• _Exercise prompt_
Take every line from the first down to the line with "edgecolor='#868686', linewidth=1.6))" and set it down exactly, without the pictures.

• _Records supplied_
****************
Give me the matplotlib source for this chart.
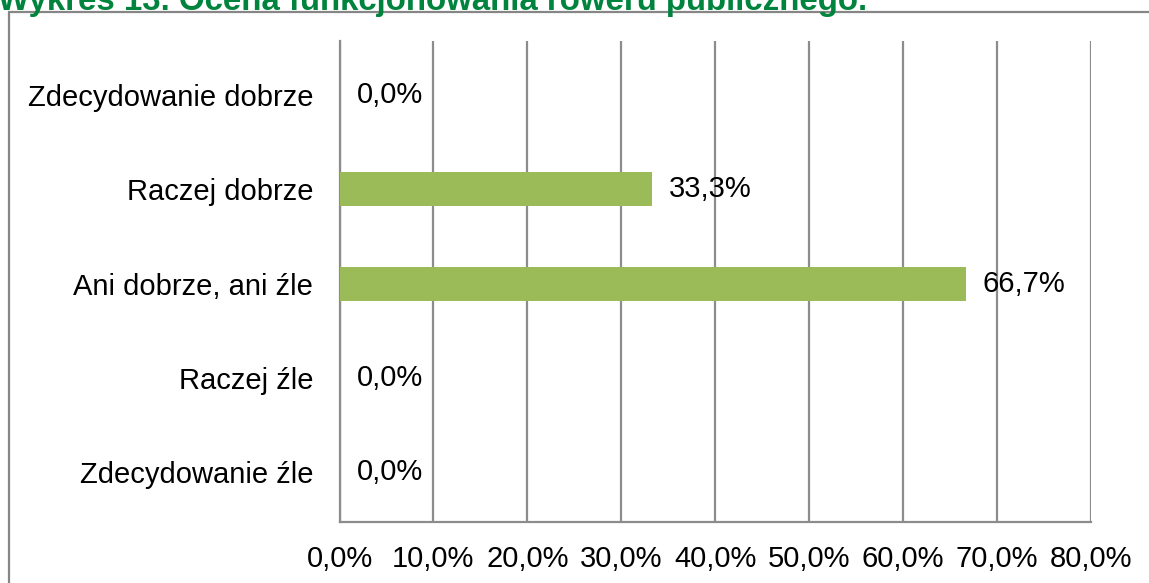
import matplotlib.pyplot as plt
from matplotlib.patches import Rectangle

plt.rcParams['font.family'] = ['Liberation Sans', 'DejaVu Sans']

categories = ['Zdecydowanie dobrze', 'Raczej dobrze', 'Ani dobrze, ani źle',
              'Raczej źle', 'Zdecydowanie źle']
values = [0.0, 33.3, 66.7, 0.0, 0.0]
xticks = [0, 10, 20, 30, 40, 50, 60, 70, 80]
title = 'Wykres 13. Ocena funkcjonowania roweru publicznego.'

W, H = 1149, 583
fig = plt.figure(figsize=(W / 100, H / 100), dpi=100)

# outer frame (only top and left edges are visible)
fig.patches.append(Rectangle((9 / W, -0.1), 1.2, 1 - 12 / H + 0.1,
                             transform=fig.transFigure, fill=False,
                             edgecolor='#868686', linewidth=1.6))

fig.text(-2 / W, 1 - 10 / H, title, color='#00843D', fontsize=23.8,
         fontweight='bold', va='baseline', ha='left')

ax = fig.add_axes([339.5 / W, 1 - 521.5 / H, (1091 - 339.5) / W, (521.5 - 41) / H])

y = list(range(len(categories)))
ax.barh(y, values, height=0.36, color='#9BBB59', linewidth=0, zorder=3)
for yi, v in zip(y, values):
    ax.text(v + 1.8, yi, f'{v:.1f}%'.replace('.', ','), va='center',
            ha='left', fontsize=21, zorder=4)

ax.set_ylim(len(categories) - 0.48, -0.57)
ax.set_yticks(y)
ax.set_yticklabels(categories, fontsize=21)
ax.set_xlim(0, 80)
ax.set_xticks(xticks)
ax.set_xticklabels([f'{t:.1f}%'.replace('.', ',') for t in xticks], fontsize=21)
ax.tick_params(axis='both', length=0)
ax.tick_params(axis='y', pad=19)
ax.tick_params(axis='x', pad=17)

ax.grid(axis='x', color='#8C8C8C', linewidth=1.6, zorder=0)
for s in ['top', 'right']:
    ax.spines[s].set_visible(False)
for s in ['left', 'bottom']:
    ax.spines[s].set_color('#8C8C8C')
    ax.spines[s].set_linewidth(1.6)

fig.savefig('out.png', dpi=100)
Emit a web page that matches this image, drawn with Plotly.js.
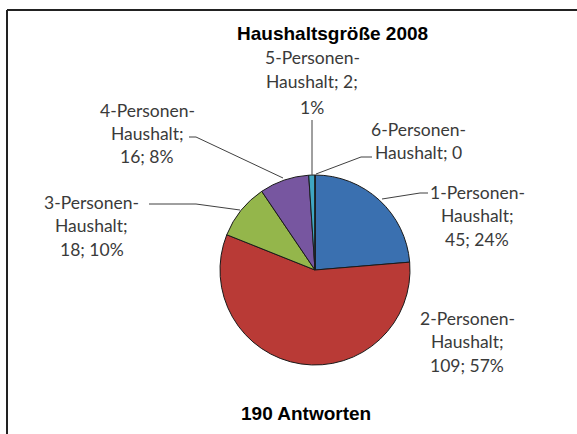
<!DOCTYPE html>
<html>
<head>
<meta charset="utf-8">
<script src="https://cdn.plot.ly/plotly-3.0.1.min.js"></script>
<style>html,body{margin:0;padding:0;background:#fff;}#chart{width:577px;height:434px;}</style>
</head>
<body>
<div id="chart"></div>
<script>
// ---- data ----
const categories = ['1-Personen-Haushalt', '2-Personen-Haushalt', '3-Personen-Haushalt', '4-Personen-Haushalt', '5-Personen-Haushalt', '6-Personen-Haushalt'];
const householdCounts = [45, 109, 18, 16, 2, 0];
const percentLabels = ['24%', '57%', '10%', '8%', '1%', ''];
const chartTitle = 'Haushaltsgröße 2008';
const footerText = '190 Antworten';
const sliceColors = ['#3A70B0', '#B93A36', '#94B64B', '#7756A0', '#3FA6C2', '#F79646'];

// ---- helpers ----
const W = 577, H = 434;
const px = x => x / W;
const py = y => 1 - y / H;

function labelLines(i) {
  const name = categories[i];
  const head = name.split('-Haushalt')[0] + '-';
  const v = householdCounts[i];
  const p = percentLabels[i];
  if (i === 4) return [head, 'Haushalt; ' + v + ';', p];
  if (i === 5) return [head, 'Haushalt; ' + v];
  return [head, 'Haushalt;', v + '; ' + p];
}

// label layout (center x, first-line y, line spacing) in pixels
const labelPos = [
  {x: 477, y: 192, dy: 23.5},
  {x: 467, y: 318, dy: 23.5},
  {x: 92,  y: 202, dy: 23.5},
  {x: 147, y: 110, dy: 23.5},
  {x: 312, y: 57,  dy: 25},
  {x: 418, y: 130, dy: 22.5}
];
// leader lines (pixel polylines)
const leaders = [
  [[428, 193], [420, 193], [382, 199]],
  [],
  [[149, 204], [196, 204], [240, 210]],
  [[189, 137], [196, 137], [283, 178]],
  [[312, 120], [312, 175]],
  [[372, 157], [361, 157], [316, 174]]
];

const annotations = [];
categories.forEach((c, i) => {
  const lines = labelLines(i);
  const pos = labelPos[i];
  lines.forEach((t, k) => {
    annotations.push({
      text: t, xref: 'paper', yref: 'paper',
      x: px(pos.x), y: py(pos.y + k * pos.dy),
      xanchor: 'center', yanchor: 'middle', showarrow: false,
      font: {family: 'Lato, "Open Sans", sans-serif', size: 17.5, color: '#3a3a3a'}
    });
  });
});
annotations.push({
  text: '<b>' + chartTitle + '</b>', xref: 'paper', yref: 'paper',
  x: px(332), y: py(33), xanchor: 'center', yanchor: 'middle', showarrow: false,
  font: {family: 'Liberation Sans, Arial, sans-serif', size: 19, color: '#000'}
});
annotations.push({
  text: '<b>' + footerText + '</b>', xref: 'paper', yref: 'paper',
  x: px(306), y: py(413), xanchor: 'center', yanchor: 'middle', showarrow: false,
  font: {family: 'Liberation Sans, Arial, sans-serif', size: 19, color: '#000'}
});

const shapes = [];
leaders.forEach(pl => {
  if (pl.length < 2) return;
  const path = pl.map((p, k) => (k ? 'L' : 'M') + px(p[0]) + ',' + py(p[1])).join(' ');
  shapes.push({type: 'path', xref: 'paper', yref: 'paper', path: path,
    line: {color: '#404040', width: 1}});
});
// chart frame (left & top visible)
shapes.push({type: 'line', xref: 'paper', yref: 'paper', x0: px(7), y0: py(10), x1: px(577), y1: py(10), line: {color: '#222', width: 2}});
shapes.push({type: 'line', xref: 'paper', yref: 'paper', x0: px(7), y0: py(10), x1: px(7), y1: py(434), line: {color: '#222', width: 2}});

const trace = {
  type: 'pie',
  labels: categories,
  values: householdCounts,
  sort: false,
  direction: 'clockwise',
  rotation: 0,
  textinfo: 'none',
  hoverinfo: 'skip',
  marker: {colors: sliceColors, line: {color: '#1a1a1a', width: 1}},
  domain: {x: [px(220), px(410)], y: [py(365), py(175)]},
  showlegend: false
};

const layout = {
  width: W, height: H,
  margin: {l: 0, r: 0, t: 0, b: 0},
  paper_bgcolor: '#fff',
  showlegend: false,
  annotations: annotations,
  shapes: shapes
};

Plotly.newPlot('chart', [trace], layout, {displayModeBar: false, staticPlot: true});
</script>
</body>
</html>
****************
• _Response below_
Give me the matplotlib source for this chart.
import matplotlib.pyplot as plt
from matplotlib.patches import Rectangle

plt.rcParams['font.family'] = ['Liberation Sans', 'DejaVu Sans']

categories = ['Zdecydowanie dobrze', 'Raczej dobrze', 'Ani dobrze, ani źle',
              'Raczej źle', 'Zdecydowanie źle']
values = [0.0, 33.3, 66.7, 0.0, 0.0]
xticks = [0, 10, 20, 30, 40, 50, 60, 70, 80]
title = 'Wykres 13. Ocena funkcjonowania roweru publicznego.'

W, H = 1149, 583
fig = plt.figure(figsize=(W / 100, H / 100), dpi=100)

# outer frame (only top and left edges are visible)
fig.patches.append(Rectangle((9 / W, -0.1), 1.2, 1 - 12 / H + 0.1,
                             transform=fig.transFigure, fill=False,
                             edgecolor='#868686', linewidth=1.6))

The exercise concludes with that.